▸ Set exercise
Write out the listing below without alteration, omitting its pictures.

▸ Stored data

* START *

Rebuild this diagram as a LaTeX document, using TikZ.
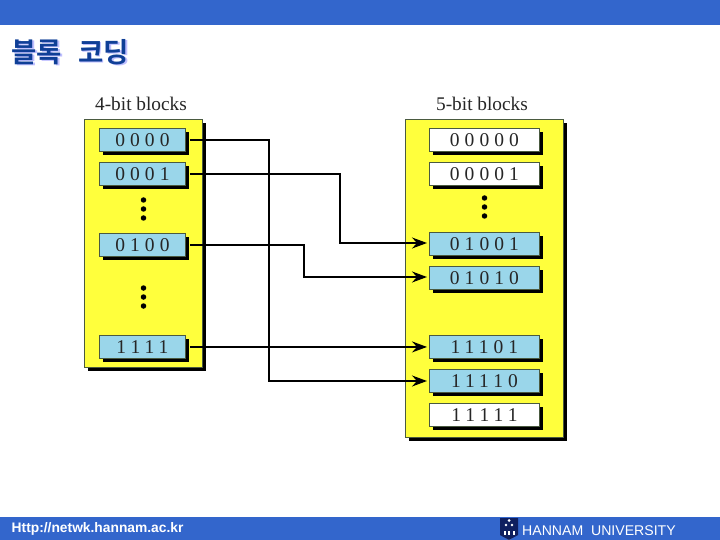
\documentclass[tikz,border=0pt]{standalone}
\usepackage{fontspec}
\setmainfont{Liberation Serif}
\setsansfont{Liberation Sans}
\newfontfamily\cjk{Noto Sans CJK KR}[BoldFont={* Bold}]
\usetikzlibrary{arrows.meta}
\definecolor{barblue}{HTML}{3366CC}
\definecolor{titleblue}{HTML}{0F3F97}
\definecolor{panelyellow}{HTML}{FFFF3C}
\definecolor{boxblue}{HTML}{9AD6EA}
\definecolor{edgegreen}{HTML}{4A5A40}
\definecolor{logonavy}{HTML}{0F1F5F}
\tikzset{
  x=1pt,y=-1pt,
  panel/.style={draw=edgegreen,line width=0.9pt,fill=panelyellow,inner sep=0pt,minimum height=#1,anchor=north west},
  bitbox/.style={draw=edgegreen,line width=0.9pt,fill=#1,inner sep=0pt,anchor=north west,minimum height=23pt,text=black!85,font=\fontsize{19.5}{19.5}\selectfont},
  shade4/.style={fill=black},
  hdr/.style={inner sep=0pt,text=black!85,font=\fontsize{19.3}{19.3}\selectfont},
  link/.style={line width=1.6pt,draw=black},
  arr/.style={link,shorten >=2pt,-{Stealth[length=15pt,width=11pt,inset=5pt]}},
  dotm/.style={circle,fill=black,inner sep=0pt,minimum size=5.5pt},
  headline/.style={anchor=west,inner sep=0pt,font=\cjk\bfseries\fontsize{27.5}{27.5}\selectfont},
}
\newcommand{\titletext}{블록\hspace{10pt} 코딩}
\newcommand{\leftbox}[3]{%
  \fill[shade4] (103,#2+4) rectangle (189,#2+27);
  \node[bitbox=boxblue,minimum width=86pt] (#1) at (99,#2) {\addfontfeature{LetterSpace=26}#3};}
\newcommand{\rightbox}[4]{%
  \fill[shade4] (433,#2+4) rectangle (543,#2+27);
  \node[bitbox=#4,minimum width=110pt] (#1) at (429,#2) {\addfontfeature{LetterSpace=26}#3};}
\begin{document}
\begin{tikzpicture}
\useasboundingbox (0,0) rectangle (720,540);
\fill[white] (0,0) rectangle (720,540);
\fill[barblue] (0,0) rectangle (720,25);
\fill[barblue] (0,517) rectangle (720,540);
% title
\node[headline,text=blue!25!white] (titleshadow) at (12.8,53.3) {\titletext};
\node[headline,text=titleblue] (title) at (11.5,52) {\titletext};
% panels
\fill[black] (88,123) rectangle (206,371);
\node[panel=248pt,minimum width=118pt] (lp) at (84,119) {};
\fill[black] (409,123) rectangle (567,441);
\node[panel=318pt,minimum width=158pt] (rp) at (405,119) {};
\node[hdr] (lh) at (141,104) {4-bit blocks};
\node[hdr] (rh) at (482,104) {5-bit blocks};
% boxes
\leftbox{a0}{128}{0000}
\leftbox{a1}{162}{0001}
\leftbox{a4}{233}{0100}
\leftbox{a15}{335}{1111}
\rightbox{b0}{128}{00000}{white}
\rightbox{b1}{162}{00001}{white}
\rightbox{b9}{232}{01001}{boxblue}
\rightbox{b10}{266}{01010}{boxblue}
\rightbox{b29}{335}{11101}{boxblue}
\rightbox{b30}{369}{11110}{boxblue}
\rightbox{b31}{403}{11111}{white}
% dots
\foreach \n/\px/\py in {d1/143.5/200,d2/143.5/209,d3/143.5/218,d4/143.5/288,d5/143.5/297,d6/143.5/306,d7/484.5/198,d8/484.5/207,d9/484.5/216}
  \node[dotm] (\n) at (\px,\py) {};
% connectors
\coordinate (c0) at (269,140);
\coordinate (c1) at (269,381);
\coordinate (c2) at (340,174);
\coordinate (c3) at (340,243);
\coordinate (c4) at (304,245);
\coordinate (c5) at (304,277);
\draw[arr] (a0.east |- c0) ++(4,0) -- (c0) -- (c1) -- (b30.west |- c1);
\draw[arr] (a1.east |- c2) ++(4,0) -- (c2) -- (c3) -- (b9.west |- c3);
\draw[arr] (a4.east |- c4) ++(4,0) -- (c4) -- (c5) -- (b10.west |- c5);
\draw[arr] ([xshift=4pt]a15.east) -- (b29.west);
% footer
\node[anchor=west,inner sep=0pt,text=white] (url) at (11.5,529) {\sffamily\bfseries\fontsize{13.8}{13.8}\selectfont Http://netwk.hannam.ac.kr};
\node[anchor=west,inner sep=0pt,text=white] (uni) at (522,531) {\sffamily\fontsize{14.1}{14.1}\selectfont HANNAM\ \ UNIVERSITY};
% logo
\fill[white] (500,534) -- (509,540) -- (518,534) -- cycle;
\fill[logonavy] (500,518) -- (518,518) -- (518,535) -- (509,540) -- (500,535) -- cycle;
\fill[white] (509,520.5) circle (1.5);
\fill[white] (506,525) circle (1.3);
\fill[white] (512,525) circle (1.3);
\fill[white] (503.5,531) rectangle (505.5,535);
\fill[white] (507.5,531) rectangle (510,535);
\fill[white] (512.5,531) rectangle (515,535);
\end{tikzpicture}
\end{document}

* END *

▸ Correct result
Rebuild this diagram as a LaTeX document, using TikZ.
\documentclass[tikz,border=0pt]{standalone}
\usepackage{fontspec}
\setmainfont{Liberation Serif}
\setsansfont{Liberation Sans}
\newfontfamily\cjk{Noto Sans CJK KR}[BoldFont={* Bold}]
\usetikzlibrary{arrows.meta}
\definecolor{barblue}{HTML}{3366CC}
\definecolor{titleblue}{HTML}{0F3F97}
\definecolor{panelyellow}{HTML}{FFFF3C}
\definecolor{boxblue}{HTML}{9AD6EA}
\definecolor{edgegreen}{HTML}{4A5A40}
\definecolor{logonavy}{HTML}{0F1F5F}
\tikzset{
  x=1pt,y=-1pt,
  panel/.style={draw=edgegreen,line width=0.9pt,fill=panelyellow,inner sep=0pt,minimum height=#1,anchor=north west},
  bitbox/.style={draw=edgegreen,line width=0.9pt,fill=#1,inner sep=0pt,anchor=north west,minimum height=23pt,text=black!85,font=\fontsize{19.5}{19.5}\selectfont},
  shade4/.style={fill=black},
  hdr/.style={inner sep=0pt,text=black!85,font=\fontsize{19.3}{19.3}\selectfont},
  link/.style={line width=1.6pt,draw=black},
  arr/.style={link,shorten >=2pt,-{Stealth[length=15pt,width=11pt,inset=5pt]}},
  dotm/.style={circle,fill=black,inner sep=0pt,minimum size=5.5pt},
  headline/.style={anchor=west,inner sep=0pt,font=\cjk\bfseries\fontsize{27.5}{27.5}\selectfont},
}
\newcommand{\titletext}{블록\hspace{10pt} 코딩}
\newcommand{\leftbox}[3]{%
  \fill[shade4] (103,#2+4) rectangle (189,#2+27);
  \node[bitbox=boxblue,minimum width=86pt] (#1) at (99,#2) {\addfontfeature{LetterSpace=26}#3};}
\newcommand{\rightbox}[4]{%
  \fill[shade4] (433,#2+4) rectangle (543,#2+27);
  \node[bitbox=#4,minimum width=110pt] (#1) at (429,#2) {\addfontfeature{LetterSpace=26}#3};}
\begin{document}
\begin{tikzpicture}
\useasboundingbox (0,0) rectangle (720,540);
\fill[white] (0,0) rectangle (720,540);
\fill[barblue] (0,0) rectangle (720,25);
\fill[barblue] (0,517) rectangle (720,540);
% title
\node[headline,text=blue!25!white] (titleshadow) at (12.8,53.3) {\titletext};
\node[headline,text=titleblue] (title) at (11.5,52) {\titletext};
% panels
\fill[black] (88,123) rectangle (206,371);
\node[panel=248pt,minimum width=118pt] (lp) at (84,119) {};
\fill[black] (409,123) rectangle (567,441);
\node[panel=318pt,minimum width=158pt] (rp) at (405,119) {};
\node[hdr] (lh) at (141,104) {4-bit blocks};
\node[hdr] (rh) at (482,104) {5-bit blocks};
% boxes
\leftbox{a0}{128}{0000}
\leftbox{a1}{162}{0001}
\leftbox{a4}{233}{0100}
\leftbox{a15}{335}{1111}
\rightbox{b0}{128}{00000}{white}
\rightbox{b1}{162}{00001}{white}
\rightbox{b9}{232}{01001}{boxblue}
\rightbox{b10}{266}{01010}{boxblue}
\rightbox{b29}{335}{11101}{boxblue}
\rightbox{b30}{369}{11110}{boxblue}
\rightbox{b31}{403}{11111}{white}
% dots
\foreach \n/\px/\py in {d1/143.5/200,d2/143.5/209,d3/143.5/218,d4/143.5/288,d5/143.5/297,d6/143.5/306,d7/484.5/198,d8/484.5/207,d9/484.5/216}
  \node[dotm] (\n) at (\px,\py) {};
% connectors
\coordinate (c0) at (269,140);
\coordinate (c1) at (269,381);
\coordinate (c2) at (340,174);
\coordinate (c3) at (340,243);
\coordinate (c4) at (304,245);
\coordinate (c5) at (304,277);
\draw[arr] (a0.east |- c0) ++(4,0) -- (c0) -- (c1) -- (b30.west |- c1);
\draw[arr] (a1.east |- c2) ++(4,0) -- (c2) -- (c3) -- (b9.west |- c3);
\draw[arr] (a4.east |- c4) ++(4,0) -- (c4) -- (c5) -- (b10.west |- c5);
\draw[arr] ([xshift=4pt]a15.east) -- (b29.west);
% footer
\node[anchor=west,inner sep=0pt,text=white] (url) at (11.5,529) {\sffamily\bfseries\fontsize{13.8}{13.8}\selectfont Http://netwk.hannam.ac.kr};
\node[anchor=west,inner sep=0pt,text=white] (uni) at (522,531) {\sffamily\fontsize{14.1}{14.1}\selectfont HANNAM\ \ UNIVERSITY};
% logo
\fill[white] (500,534) -- (509,540) -- (518,534) -- cycle;
\fill[logonavy] (500,518) -- (518,518) -- (518,535) -- (509,540) -- (500,535) -- cycle;
\fill[white] (509,520.5) circle (1.5);
\fill[white] (506,525) circle (1.3);
\fill[white] (512,525) circle (1.3);
\fill[white] (503.5,531) rectangle (505.5,535);
\fill[white] (507.5,531) rectangle (510,535);
\fill[white] (512.5,531) rectangle (515,535);
\end{tikzpicture}
\end{document}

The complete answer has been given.